Be aware of not just scheduling aspects of your life that are goal focused, ensure you work in time for pleasure, recreation, enjoyment and the importance of your own well-being.

9. Focus on the right things:
This is a topic I cover greatly in another article that I strongly recommend you go and have a read of:
How to Be Incredibly Productive.

Understand your priorities and plan your day accordingly. Ensure that you use your time effectively to get the results you need. There are tons of things lying in wait to distract you from your ultimate goal. While these distractions have become an accepted part of work life, they can wreak havoc on our levels of productivity. When we’re in stop-and-start mode all day, we find ourselves repeating tasks, losing our place, and spinning our wheels. In fact, it can take 20 minutes or longer to re-focus after an interruption.
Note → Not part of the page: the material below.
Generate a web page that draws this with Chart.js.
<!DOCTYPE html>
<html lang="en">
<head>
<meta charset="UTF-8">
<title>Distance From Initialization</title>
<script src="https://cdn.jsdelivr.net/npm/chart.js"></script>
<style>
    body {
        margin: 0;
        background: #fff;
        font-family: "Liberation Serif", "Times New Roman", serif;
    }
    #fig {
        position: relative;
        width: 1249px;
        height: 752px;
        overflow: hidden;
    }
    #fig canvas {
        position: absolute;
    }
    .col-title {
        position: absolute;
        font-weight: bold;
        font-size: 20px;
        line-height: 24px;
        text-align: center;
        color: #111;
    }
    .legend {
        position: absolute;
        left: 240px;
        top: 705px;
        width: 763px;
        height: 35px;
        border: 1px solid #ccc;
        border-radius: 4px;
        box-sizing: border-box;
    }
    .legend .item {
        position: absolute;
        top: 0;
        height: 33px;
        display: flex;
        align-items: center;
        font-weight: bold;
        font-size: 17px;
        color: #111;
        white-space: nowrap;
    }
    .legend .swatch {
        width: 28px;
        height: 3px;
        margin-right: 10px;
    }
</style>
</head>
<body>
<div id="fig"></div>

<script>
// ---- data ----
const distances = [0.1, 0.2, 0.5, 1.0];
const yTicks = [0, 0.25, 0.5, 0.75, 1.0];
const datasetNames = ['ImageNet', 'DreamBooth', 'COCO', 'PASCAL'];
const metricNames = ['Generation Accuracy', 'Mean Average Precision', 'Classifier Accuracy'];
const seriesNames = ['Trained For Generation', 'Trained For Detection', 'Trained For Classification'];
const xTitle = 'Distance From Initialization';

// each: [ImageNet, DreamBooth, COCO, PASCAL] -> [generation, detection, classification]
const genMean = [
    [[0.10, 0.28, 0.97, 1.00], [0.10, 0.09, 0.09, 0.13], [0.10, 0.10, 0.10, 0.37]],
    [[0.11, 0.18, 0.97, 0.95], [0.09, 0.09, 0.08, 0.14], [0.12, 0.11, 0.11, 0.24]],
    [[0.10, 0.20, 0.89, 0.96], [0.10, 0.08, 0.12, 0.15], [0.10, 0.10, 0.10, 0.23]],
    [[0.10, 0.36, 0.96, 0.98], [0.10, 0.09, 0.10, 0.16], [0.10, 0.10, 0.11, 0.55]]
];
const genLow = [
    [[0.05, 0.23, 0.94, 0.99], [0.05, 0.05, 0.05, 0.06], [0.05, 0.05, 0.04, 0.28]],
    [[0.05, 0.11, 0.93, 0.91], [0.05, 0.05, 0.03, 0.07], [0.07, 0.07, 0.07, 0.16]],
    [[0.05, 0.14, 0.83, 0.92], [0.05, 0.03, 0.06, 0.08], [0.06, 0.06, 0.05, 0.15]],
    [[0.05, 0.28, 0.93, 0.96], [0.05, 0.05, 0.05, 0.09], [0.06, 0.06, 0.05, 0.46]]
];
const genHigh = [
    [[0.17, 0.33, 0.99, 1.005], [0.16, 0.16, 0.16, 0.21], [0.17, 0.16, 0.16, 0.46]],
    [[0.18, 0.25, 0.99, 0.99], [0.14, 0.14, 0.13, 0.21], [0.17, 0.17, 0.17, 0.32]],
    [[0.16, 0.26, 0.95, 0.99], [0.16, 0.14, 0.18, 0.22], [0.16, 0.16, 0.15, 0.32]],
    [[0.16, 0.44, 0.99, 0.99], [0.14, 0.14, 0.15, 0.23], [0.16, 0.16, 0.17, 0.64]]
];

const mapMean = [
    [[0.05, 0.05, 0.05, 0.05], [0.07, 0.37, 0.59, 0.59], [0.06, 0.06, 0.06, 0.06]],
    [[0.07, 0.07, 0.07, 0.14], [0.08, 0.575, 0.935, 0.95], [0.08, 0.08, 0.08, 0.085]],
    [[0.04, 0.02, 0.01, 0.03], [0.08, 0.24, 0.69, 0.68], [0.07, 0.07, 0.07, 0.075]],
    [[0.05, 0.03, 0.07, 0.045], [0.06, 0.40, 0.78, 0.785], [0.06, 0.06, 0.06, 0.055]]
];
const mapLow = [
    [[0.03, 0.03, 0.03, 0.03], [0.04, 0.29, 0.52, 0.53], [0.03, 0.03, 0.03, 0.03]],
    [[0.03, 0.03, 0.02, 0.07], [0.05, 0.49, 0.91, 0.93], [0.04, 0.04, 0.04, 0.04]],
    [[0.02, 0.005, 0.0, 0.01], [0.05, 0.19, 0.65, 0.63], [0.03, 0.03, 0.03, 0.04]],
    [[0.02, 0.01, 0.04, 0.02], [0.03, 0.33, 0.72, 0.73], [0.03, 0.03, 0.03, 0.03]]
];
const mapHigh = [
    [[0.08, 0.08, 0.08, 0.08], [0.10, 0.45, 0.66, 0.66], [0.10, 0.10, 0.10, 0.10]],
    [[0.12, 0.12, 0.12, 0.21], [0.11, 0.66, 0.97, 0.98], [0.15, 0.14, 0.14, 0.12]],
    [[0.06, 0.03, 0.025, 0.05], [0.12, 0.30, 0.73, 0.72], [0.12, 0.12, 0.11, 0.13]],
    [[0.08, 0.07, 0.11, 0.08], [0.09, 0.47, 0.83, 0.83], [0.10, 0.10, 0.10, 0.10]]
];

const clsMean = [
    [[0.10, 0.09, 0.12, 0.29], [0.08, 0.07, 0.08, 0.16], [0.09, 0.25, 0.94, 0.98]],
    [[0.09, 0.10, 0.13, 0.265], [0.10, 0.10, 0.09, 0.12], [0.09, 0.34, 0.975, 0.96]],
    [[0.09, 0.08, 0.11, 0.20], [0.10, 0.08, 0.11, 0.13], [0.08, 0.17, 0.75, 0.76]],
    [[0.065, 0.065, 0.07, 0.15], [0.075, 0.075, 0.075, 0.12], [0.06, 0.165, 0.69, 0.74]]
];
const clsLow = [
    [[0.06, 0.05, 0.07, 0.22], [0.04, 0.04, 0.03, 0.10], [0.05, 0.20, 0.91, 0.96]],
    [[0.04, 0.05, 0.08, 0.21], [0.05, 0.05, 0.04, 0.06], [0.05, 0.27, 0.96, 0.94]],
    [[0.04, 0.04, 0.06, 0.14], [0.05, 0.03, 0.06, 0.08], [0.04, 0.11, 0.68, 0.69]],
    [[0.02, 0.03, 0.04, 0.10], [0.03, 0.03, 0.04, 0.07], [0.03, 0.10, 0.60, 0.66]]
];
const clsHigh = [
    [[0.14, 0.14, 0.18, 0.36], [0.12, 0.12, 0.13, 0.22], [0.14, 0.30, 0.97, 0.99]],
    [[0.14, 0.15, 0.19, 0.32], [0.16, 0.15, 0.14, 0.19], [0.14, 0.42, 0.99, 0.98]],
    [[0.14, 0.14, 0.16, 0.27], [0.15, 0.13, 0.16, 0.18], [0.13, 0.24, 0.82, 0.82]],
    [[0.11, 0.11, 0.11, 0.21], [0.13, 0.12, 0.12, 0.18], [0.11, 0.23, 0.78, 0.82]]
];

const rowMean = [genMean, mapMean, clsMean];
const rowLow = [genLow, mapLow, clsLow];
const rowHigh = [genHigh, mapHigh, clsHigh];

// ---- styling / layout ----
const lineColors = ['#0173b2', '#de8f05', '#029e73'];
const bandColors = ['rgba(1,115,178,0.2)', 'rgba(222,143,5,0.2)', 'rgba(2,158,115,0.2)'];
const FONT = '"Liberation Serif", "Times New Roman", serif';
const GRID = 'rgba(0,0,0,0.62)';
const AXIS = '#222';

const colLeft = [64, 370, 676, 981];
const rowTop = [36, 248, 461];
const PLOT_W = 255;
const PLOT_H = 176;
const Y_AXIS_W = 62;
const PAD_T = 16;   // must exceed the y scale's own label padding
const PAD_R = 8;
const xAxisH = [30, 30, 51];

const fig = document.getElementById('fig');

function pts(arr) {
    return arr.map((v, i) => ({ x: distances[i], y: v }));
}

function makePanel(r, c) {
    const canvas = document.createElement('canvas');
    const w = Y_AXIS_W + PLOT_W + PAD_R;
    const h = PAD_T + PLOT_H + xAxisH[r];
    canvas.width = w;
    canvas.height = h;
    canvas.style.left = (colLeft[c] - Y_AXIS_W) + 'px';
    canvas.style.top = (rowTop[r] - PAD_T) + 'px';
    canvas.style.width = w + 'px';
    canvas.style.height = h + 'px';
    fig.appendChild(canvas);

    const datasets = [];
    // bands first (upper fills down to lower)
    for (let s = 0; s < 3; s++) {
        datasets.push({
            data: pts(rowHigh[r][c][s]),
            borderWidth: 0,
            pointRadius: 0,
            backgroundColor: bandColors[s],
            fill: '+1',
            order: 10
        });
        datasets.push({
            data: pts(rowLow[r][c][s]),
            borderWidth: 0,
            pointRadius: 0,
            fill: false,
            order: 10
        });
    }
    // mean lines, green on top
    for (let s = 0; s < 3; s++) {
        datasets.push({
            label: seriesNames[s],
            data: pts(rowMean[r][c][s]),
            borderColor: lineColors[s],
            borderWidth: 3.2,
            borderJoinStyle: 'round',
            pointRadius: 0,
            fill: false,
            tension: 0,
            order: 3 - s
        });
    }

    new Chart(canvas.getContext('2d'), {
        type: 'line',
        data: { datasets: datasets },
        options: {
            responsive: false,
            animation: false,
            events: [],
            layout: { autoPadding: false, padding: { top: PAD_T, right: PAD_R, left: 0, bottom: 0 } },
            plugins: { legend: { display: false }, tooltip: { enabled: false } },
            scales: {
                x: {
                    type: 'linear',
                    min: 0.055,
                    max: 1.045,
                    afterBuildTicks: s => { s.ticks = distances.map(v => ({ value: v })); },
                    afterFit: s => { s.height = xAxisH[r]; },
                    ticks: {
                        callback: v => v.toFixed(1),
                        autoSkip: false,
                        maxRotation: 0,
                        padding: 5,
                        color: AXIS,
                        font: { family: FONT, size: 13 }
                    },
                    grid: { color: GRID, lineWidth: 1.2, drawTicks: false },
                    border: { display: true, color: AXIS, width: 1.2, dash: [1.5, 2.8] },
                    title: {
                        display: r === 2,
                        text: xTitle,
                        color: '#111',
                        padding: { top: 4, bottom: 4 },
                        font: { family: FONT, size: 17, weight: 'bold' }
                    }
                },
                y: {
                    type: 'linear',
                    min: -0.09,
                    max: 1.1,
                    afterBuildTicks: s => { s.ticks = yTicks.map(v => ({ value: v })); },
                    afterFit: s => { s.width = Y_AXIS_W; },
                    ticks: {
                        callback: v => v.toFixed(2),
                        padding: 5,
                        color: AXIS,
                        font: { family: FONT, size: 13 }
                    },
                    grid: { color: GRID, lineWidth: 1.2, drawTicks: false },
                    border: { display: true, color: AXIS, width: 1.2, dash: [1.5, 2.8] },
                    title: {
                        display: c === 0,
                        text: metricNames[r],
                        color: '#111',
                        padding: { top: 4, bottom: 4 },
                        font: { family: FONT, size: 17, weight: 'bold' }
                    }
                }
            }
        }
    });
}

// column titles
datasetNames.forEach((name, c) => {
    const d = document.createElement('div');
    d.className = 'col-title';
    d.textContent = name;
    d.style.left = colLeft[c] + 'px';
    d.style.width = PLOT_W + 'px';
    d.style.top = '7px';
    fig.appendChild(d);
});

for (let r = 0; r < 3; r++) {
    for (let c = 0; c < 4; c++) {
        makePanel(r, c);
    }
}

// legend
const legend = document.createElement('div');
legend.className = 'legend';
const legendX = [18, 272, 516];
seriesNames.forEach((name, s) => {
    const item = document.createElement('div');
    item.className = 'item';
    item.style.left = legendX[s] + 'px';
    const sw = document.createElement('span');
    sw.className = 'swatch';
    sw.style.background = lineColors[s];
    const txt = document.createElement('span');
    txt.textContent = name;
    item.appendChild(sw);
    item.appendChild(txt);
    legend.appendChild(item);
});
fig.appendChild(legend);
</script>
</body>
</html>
As I alluded to earlier, there’s a case to be made for thoroughly enjoying your time off by not doing a damn thing. Sometimes doing nothing is the best thing you can do for your productivity. You know that regular breaks are important when you’re focused on a task. You have to get up and shift your mind a little bit so you can come back to the task with a fresh perspective, reenergised. For that same reason, it’s important to take healthy breaks from your day-to-day routine. It’s crucial to self-care and self-care is an important part of the process because: It prevents “overload burnout.” It reduces the negative effects of stress. It helps you refocus.

We dream of making our ideas happen. Then another year passes while we find all sorts of reasons why we can’t start yet or time seems to have evaporated and little progress has been made. “The fear of beginning is bigger than the actuality of doing,” says artist Michael Atavar. “The only way to start is to start.

So begin working on it, even if it’s just for 15 minutes a day. You will be amazed where it may take you in days to come! Though if it is incredibly important to you, then work out how to be able to spend quality time doing that ‘deep work’ to get it completed.

Start to rethink how you can make the very most of your time on this planet in this life to reap the most from it.